== Supplied data ==

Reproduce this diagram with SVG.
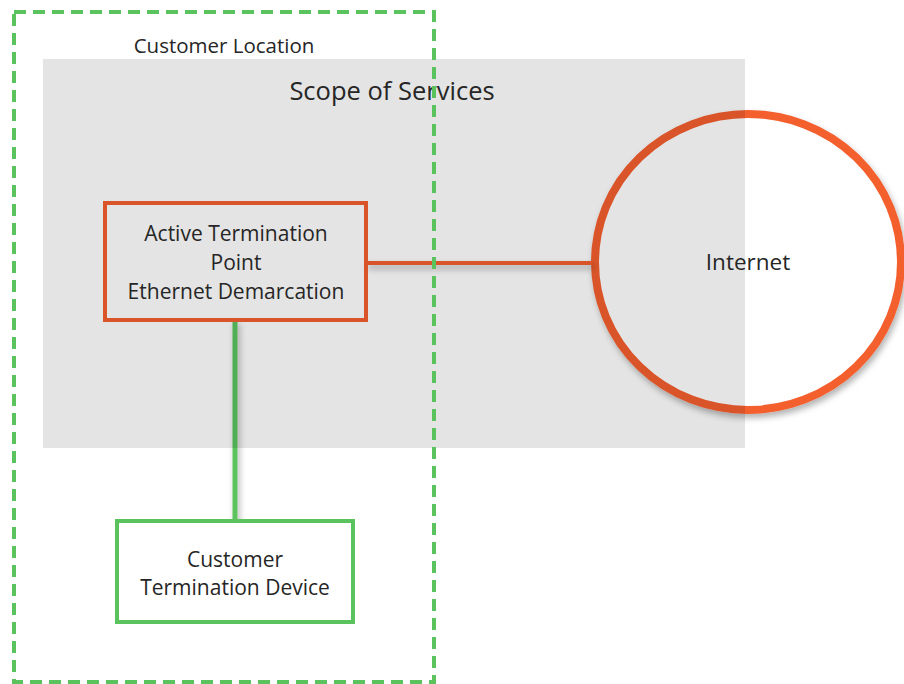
<svg xmlns="http://www.w3.org/2000/svg" width="904" height="684" viewBox="0 0 904 684">
<defs>
<style>
.t{font-family:"Open Sans","Noto Sans","DejaVu Sans",sans-serif;fill:#262626;text-anchor:middle}
.lbl{font-size:21px}
</style>
<filter id="sh" filterUnits="userSpaceOnUse" x="0" y="0" width="904" height="684">
<feDropShadow dx="2" dy="4" stdDeviation="3" flood-color="#000" flood-opacity="0.3"/>
</filter>
</defs>
<rect width="904" height="684" fill="#fff"/>
<g id="internet">
<ellipse cx="748" cy="262" rx="153" ry="148" fill="#fff" stroke="#F45E2E" stroke-width="8" filter="url(#sh)"/>
</g>
<g id="connectors">
<line x1="366" y1="263" x2="592" y2="263" stroke="#F45E2E" stroke-width="4" filter="url(#sh)"/>
<line x1="235" y1="320" x2="235" y2="521" stroke="#5BC35E" stroke-width="5" filter="url(#sh)"/>
</g>
<g id="atp">
<rect x="105" y="203" width="261" height="117" fill="none" stroke="#F45E2E" stroke-width="4"/>
</g>
<g id="scope">
<rect x="43" y="59" width="702" height="389" fill="#000" fill-opacity="0.105"/>
<text class="t" x="392" y="100" font-size="25.5">Scope of Services</text>
</g>
<g id="atp-label">
<text class="t lbl" x="236" y="241">Active Termination</text>
<text class="t lbl" x="236" y="270">Point</text>
<text class="t lbl" x="236" y="299">Ethernet Demarcation</text>
</g>
<g id="internet-label">
<text class="t" x="748" y="270" font-size="22.5">Internet</text>
</g>
<g id="ctd">
<rect x="117" y="521" width="236" height="101" fill="#fff" stroke="#5BC35E" stroke-width="4"/>
<text class="t lbl" x="235" y="567">Customer</text>
<text class="t lbl" x="235" y="595">Termination Device</text>
</g>
<g id="customer-location">
<rect x="14" y="12" width="420" height="670" fill="none" stroke="#5BC35E" stroke-width="4" stroke-dasharray="12 7"/>
<text class="t" x="224" y="53" font-size="20.5">Customer Location</text>
</g>
</svg>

===

Instructions for the task
Leave out the pictures and retype every line above exactly.

Full response
Reproduce this diagram with SVG.
<svg xmlns="http://www.w3.org/2000/svg" width="904" height="684" viewBox="0 0 904 684">
<defs>
<style>
.t{font-family:"Open Sans","Noto Sans","DejaVu Sans",sans-serif;fill:#262626;text-anchor:middle}
.lbl{font-size:21px}
</style>
<filter id="sh" filterUnits="userSpaceOnUse" x="0" y="0" width="904" height="684">
<feDropShadow dx="2" dy="4" stdDeviation="3" flood-color="#000" flood-opacity="0.3"/>
</filter>
</defs>
<rect width="904" height="684" fill="#fff"/>
<g id="internet">
<ellipse cx="748" cy="262" rx="153" ry="148" fill="#fff" stroke="#F45E2E" stroke-width="8" filter="url(#sh)"/>
</g>
<g id="connectors">
<line x1="366" y1="263" x2="592" y2="263" stroke="#F45E2E" stroke-width="4" filter="url(#sh)"/>
<line x1="235" y1="320" x2="235" y2="521" stroke="#5BC35E" stroke-width="5" filter="url(#sh)"/>
</g>
<g id="atp">
<rect x="105" y="203" width="261" height="117" fill="none" stroke="#F45E2E" stroke-width="4"/>
</g>
<g id="scope">
<rect x="43" y="59" width="702" height="389" fill="#000" fill-opacity="0.105"/>
<text class="t" x="392" y="100" font-size="25.5">Scope of Services</text>
</g>
<g id="atp-label">
<text class="t lbl" x="236" y="241">Active Termination</text>
<text class="t lbl" x="236" y="270">Point</text>
<text class="t lbl" x="236" y="299">Ethernet Demarcation</text>
</g>
<g id="internet-label">
<text class="t" x="748" y="270" font-size="22.5">Internet</text>
</g>
<g id="ctd">
<rect x="117" y="521" width="236" height="101" fill="#fff" stroke="#5BC35E" stroke-width="4"/>
<text class="t lbl" x="235" y="567">Customer</text>
<text class="t lbl" x="235" y="595">Termination Device</text>
</g>
<g id="customer-location">
<rect x="14" y="12" width="420" height="670" fill="none" stroke="#5BC35E" stroke-width="4" stroke-dasharray="12 7"/>
<text class="t" x="224" y="53" font-size="20.5">Customer Location</text>
</g>
</svg>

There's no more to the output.